>> begin GIVEN DATA

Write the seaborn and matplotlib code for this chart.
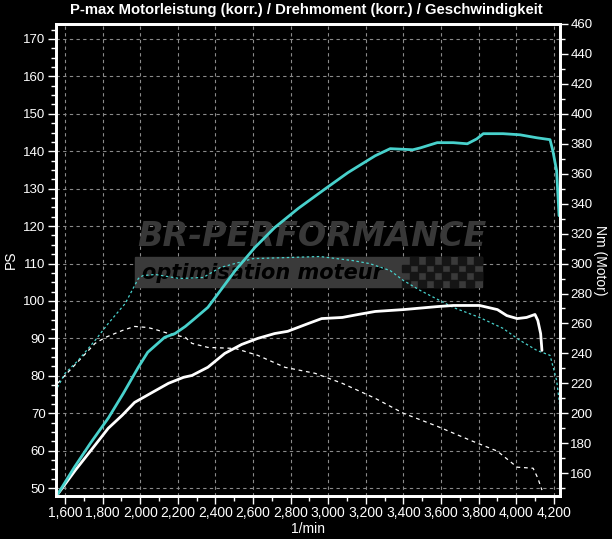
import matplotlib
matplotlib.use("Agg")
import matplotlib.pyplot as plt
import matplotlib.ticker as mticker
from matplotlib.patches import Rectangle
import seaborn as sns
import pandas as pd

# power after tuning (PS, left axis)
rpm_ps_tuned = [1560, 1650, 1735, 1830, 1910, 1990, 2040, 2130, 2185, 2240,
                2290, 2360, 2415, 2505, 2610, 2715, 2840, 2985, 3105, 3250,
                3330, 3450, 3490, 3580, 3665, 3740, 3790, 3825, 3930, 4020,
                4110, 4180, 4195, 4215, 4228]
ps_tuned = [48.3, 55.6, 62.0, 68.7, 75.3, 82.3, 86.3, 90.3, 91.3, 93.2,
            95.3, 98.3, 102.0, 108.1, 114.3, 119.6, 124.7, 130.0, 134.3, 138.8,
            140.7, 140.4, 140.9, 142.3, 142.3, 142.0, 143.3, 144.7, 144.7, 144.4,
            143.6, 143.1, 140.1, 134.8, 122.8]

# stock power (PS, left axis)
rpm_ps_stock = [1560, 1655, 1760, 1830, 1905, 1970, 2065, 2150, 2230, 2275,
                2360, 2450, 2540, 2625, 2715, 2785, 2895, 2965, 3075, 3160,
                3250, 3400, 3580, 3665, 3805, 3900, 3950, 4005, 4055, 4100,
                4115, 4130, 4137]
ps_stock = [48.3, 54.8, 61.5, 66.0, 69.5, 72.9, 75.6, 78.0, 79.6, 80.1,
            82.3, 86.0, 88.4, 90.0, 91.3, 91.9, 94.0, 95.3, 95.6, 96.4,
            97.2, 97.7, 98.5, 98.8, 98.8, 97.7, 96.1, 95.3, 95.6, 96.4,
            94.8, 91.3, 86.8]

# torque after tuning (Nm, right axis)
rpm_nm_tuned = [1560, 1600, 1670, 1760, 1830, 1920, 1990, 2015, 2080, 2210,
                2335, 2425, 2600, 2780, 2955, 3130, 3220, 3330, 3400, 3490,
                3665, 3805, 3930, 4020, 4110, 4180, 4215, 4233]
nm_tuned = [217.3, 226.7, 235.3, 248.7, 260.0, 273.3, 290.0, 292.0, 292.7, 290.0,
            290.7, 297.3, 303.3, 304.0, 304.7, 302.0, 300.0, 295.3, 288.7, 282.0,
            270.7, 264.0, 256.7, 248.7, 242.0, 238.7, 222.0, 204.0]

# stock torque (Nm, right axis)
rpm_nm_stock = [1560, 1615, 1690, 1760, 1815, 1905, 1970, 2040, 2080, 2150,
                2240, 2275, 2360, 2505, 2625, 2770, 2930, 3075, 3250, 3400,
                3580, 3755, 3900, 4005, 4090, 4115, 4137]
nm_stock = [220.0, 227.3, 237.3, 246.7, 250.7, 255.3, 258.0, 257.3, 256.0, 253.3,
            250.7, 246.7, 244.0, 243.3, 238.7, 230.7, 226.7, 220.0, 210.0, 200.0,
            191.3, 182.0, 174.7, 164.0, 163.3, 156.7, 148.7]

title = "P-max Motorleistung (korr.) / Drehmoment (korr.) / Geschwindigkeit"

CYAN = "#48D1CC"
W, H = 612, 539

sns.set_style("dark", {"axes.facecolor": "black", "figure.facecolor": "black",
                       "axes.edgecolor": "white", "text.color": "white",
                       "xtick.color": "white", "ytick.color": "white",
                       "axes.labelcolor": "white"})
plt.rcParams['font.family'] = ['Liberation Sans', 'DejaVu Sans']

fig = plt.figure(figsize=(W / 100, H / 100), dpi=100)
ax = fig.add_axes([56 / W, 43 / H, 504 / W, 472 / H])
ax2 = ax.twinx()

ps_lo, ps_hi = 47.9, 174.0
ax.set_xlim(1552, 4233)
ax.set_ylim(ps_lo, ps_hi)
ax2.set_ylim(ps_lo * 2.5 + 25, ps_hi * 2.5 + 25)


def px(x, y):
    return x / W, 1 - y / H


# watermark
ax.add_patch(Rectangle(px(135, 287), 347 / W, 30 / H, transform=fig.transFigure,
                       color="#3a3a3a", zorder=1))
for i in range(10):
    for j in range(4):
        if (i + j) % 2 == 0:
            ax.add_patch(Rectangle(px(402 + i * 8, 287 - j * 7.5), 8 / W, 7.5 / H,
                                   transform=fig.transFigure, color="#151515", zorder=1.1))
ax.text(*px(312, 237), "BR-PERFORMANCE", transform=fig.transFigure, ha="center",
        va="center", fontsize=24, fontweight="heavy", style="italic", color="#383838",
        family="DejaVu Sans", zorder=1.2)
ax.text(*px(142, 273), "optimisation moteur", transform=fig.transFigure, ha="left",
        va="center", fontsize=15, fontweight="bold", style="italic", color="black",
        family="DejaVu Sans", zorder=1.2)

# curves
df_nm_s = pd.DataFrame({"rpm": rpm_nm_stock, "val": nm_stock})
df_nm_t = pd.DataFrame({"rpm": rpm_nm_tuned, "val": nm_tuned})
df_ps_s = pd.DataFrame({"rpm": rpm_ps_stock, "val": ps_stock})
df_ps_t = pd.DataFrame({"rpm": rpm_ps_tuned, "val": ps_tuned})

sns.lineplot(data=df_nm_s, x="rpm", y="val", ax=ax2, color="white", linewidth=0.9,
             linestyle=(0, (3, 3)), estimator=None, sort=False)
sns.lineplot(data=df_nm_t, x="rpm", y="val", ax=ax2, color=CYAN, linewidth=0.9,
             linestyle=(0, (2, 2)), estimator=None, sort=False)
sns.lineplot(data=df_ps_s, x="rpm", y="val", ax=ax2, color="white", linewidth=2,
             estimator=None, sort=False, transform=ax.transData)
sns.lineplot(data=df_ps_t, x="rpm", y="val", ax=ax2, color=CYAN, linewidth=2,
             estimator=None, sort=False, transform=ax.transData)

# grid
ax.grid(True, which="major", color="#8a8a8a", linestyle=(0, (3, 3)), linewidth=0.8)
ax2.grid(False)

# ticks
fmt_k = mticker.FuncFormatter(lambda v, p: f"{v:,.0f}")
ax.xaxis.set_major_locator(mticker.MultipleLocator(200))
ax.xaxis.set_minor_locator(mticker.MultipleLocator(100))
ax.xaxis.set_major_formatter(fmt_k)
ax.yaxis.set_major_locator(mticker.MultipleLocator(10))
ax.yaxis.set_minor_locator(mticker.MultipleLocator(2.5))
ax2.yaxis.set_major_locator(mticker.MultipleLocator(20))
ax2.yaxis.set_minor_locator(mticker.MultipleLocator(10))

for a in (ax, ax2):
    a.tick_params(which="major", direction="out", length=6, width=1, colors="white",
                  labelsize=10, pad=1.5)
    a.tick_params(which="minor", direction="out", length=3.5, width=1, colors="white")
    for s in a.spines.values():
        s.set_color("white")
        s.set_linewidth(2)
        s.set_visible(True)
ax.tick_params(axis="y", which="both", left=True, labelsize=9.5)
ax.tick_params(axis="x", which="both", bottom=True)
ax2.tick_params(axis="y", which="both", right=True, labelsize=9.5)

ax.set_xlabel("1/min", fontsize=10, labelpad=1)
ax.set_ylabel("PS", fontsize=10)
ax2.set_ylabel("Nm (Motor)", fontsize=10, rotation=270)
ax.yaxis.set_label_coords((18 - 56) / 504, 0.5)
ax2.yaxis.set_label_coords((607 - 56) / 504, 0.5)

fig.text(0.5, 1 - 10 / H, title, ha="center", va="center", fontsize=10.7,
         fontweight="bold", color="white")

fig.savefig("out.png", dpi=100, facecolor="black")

>> end GIVEN DATA

__TASK STATEMENT__: Copy out each line exactly, without the pictures.

__EXERCISE OUTPUT__:
Write the seaborn and matplotlib code for this chart.
import matplotlib
matplotlib.use("Agg")
import matplotlib.pyplot as plt
import matplotlib.ticker as mticker
from matplotlib.patches import Rectangle
import seaborn as sns
import pandas as pd

# power after tuning (PS, left axis)
rpm_ps_tuned = [1560, 1650, 1735, 1830, 1910, 1990, 2040, 2130, 2185, 2240,
                2290, 2360, 2415, 2505, 2610, 2715, 2840, 2985, 3105, 3250,
                3330, 3450, 3490, 3580, 3665, 3740, 3790, 3825, 3930, 4020,
                4110, 4180, 4195, 4215, 4228]
ps_tuned = [48.3, 55.6, 62.0, 68.7, 75.3, 82.3, 86.3, 90.3, 91.3, 93.2,
            95.3, 98.3, 102.0, 108.1, 114.3, 119.6, 124.7, 130.0, 134.3, 138.8,
            140.7, 140.4, 140.9, 142.3, 142.3, 142.0, 143.3, 144.7, 144.7, 144.4,
            143.6, 143.1, 140.1, 134.8, 122.8]

# stock power (PS, left axis)
rpm_ps_stock = [1560, 1655, 1760, 1830, 1905, 1970, 2065, 2150, 2230, 2275,
                2360, 2450, 2540, 2625, 2715, 2785, 2895, 2965, 3075, 3160,
                3250, 3400, 3580, 3665, 3805, 3900, 3950, 4005, 4055, 4100,
                4115, 4130, 4137]
ps_stock = [48.3, 54.8, 61.5, 66.0, 69.5, 72.9, 75.6, 78.0, 79.6, 80.1,
            82.3, 86.0, 88.4, 90.0, 91.3, 91.9, 94.0, 95.3, 95.6, 96.4,
            97.2, 97.7, 98.5, 98.8, 98.8, 97.7, 96.1, 95.3, 95.6, 96.4,
            94.8, 91.3, 86.8]

# torque after tuning (Nm, right axis)
rpm_nm_tuned = [1560, 1600, 1670, 1760, 1830, 1920, 1990, 2015, 2080, 2210,
                2335, 2425, 2600, 2780, 2955, 3130, 3220, 3330, 3400, 3490,
                3665, 3805, 3930, 4020, 4110, 4180, 4215, 4233]
nm_tuned = [217.3, 226.7, 235.3, 248.7, 260.0, 273.3, 290.0, 292.0, 292.7, 290.0,
            290.7, 297.3, 303.3, 304.0, 304.7, 302.0, 300.0, 295.3, 288.7, 282.0,
            270.7, 264.0, 256.7, 248.7, 242.0, 238.7, 222.0, 204.0]

# stock torque (Nm, right axis)
rpm_nm_stock = [1560, 1615, 1690, 1760, 1815, 1905, 1970, 2040, 2080, 2150,
                2240, 2275, 2360, 2505, 2625, 2770, 2930, 3075, 3250, 3400,
                3580, 3755, 3900, 4005, 4090, 4115, 4137]
nm_stock = [220.0, 227.3, 237.3, 246.7, 250.7, 255.3, 258.0, 257.3, 256.0, 253.3,
            250.7, 246.7, 244.0, 243.3, 238.7, 230.7, 226.7, 220.0, 210.0, 200.0,
            191.3, 182.0, 174.7, 164.0, 163.3, 156.7, 148.7]

title = "P-max Motorleistung (korr.) / Drehmoment (korr.) / Geschwindigkeit"

CYAN = "#48D1CC"
W, H = 612, 539

sns.set_style("dark", {"axes.facecolor": "black", "figure.facecolor": "black",
                       "axes.edgecolor": "white", "text.color": "white",
                       "xtick.color": "white", "ytick.color": "white",
                       "axes.labelcolor": "white"})
plt.rcParams['font.family'] = ['Liberation Sans', 'DejaVu Sans']

fig = plt.figure(figsize=(W / 100, H / 100), dpi=100)
ax = fig.add_axes([56 / W, 43 / H, 504 / W, 472 / H])
ax2 = ax.twinx()

ps_lo, ps_hi = 47.9, 174.0
ax.set_xlim(1552, 4233)
ax.set_ylim(ps_lo, ps_hi)
ax2.set_ylim(ps_lo * 2.5 + 25, ps_hi * 2.5 + 25)


def px(x, y):
    return x / W, 1 - y / H


# watermark
ax.add_patch(Rectangle(px(135, 287), 347 / W, 30 / H, transform=fig.transFigure,
                       color="#3a3a3a", zorder=1))
for i in range(10):
    for j in range(4):
        if (i + j) % 2 == 0:
            ax.add_patch(Rectangle(px(402 + i * 8, 287 - j * 7.5), 8 / W, 7.5 / H,
                                   transform=fig.transFigure, color="#151515", zorder=1.1))
ax.text(*px(312, 237), "BR-PERFORMANCE", transform=fig.transFigure, ha="center",
        va="center", fontsize=24, fontweight="heavy", style="italic", color="#383838",
        family="DejaVu Sans", zorder=1.2)
ax.text(*px(142, 273), "optimisation moteur", transform=fig.transFigure, ha="left",
        va="center", fontsize=15, fontweight="bold", style="italic", color="black",
        family="DejaVu Sans", zorder=1.2)

# curves
df_nm_s = pd.DataFrame({"rpm": rpm_nm_stock, "val": nm_stock})
df_nm_t = pd.DataFrame({"rpm": rpm_nm_tuned, "val": nm_tuned})
df_ps_s = pd.DataFrame({"rpm": rpm_ps_stock, "val": ps_stock})
df_ps_t = pd.DataFrame({"rpm": rpm_ps_tuned, "val": ps_tuned})

sns.lineplot(data=df_nm_s, x="rpm", y="val", ax=ax2, color="white", linewidth=0.9,
             linestyle=(0, (3, 3)), estimator=None, sort=False)
sns.lineplot(data=df_nm_t, x="rpm", y="val", ax=ax2, color=CYAN, linewidth=0.9,
             linestyle=(0, (2, 2)), estimator=None, sort=False)
sns.lineplot(data=df_ps_s, x="rpm", y="val", ax=ax2, color="white", linewidth=2,
             estimator=None, sort=False, transform=ax.transData)
sns.lineplot(data=df_ps_t, x="rpm", y="val", ax=ax2, color=CYAN, linewidth=2,
             estimator=None, sort=False, transform=ax.transData)

# grid
ax.grid(True, which="major", color="#8a8a8a", linestyle=(0, (3, 3)), linewidth=0.8)
ax2.grid(False)

# ticks
fmt_k = mticker.FuncFormatter(lambda v, p: f"{v:,.0f}")
ax.xaxis.set_major_locator(mticker.MultipleLocator(200))
ax.xaxis.set_minor_locator(mticker.MultipleLocator(100))
ax.xaxis.set_major_formatter(fmt_k)
ax.yaxis.set_major_locator(mticker.MultipleLocator(10))
ax.yaxis.set_minor_locator(mticker.MultipleLocator(2.5))
ax2.yaxis.set_major_locator(mticker.MultipleLocator(20))
ax2.yaxis.set_minor_locator(mticker.MultipleLocator(10))

for a in (ax, ax2):
    a.tick_params(which="major", direction="out", length=6, width=1, colors="white",
                  labelsize=10, pad=1.5)
    a.tick_params(which="minor", direction="out", length=3.5, width=1, colors="white")
    for s in a.spines.values():
        s.set_color("white")
        s.set_linewidth(2)
        s.set_visible(True)
ax.tick_params(axis="y", which="both", left=True, labelsize=9.5)
ax.tick_params(axis="x", which="both", bottom=True)
ax2.tick_params(axis="y", which="both", right=True, labelsize=9.5)

ax.set_xlabel("1/min", fontsize=10, labelpad=1)
ax.set_ylabel("PS", fontsize=10)
ax2.set_ylabel("Nm (Motor)", fontsize=10, rotation=270)
ax.yaxis.set_label_coords((18 - 56) / 504, 0.5)
ax2.yaxis.set_label_coords((607 - 56) / 504, 0.5)

fig.text(0.5, 1 - 10 / H, title, ha="center", va="center", fontsize=10.7,
         fontweight="bold", color="white")

fig.savefig("out.png", dpi=100, facecolor="black")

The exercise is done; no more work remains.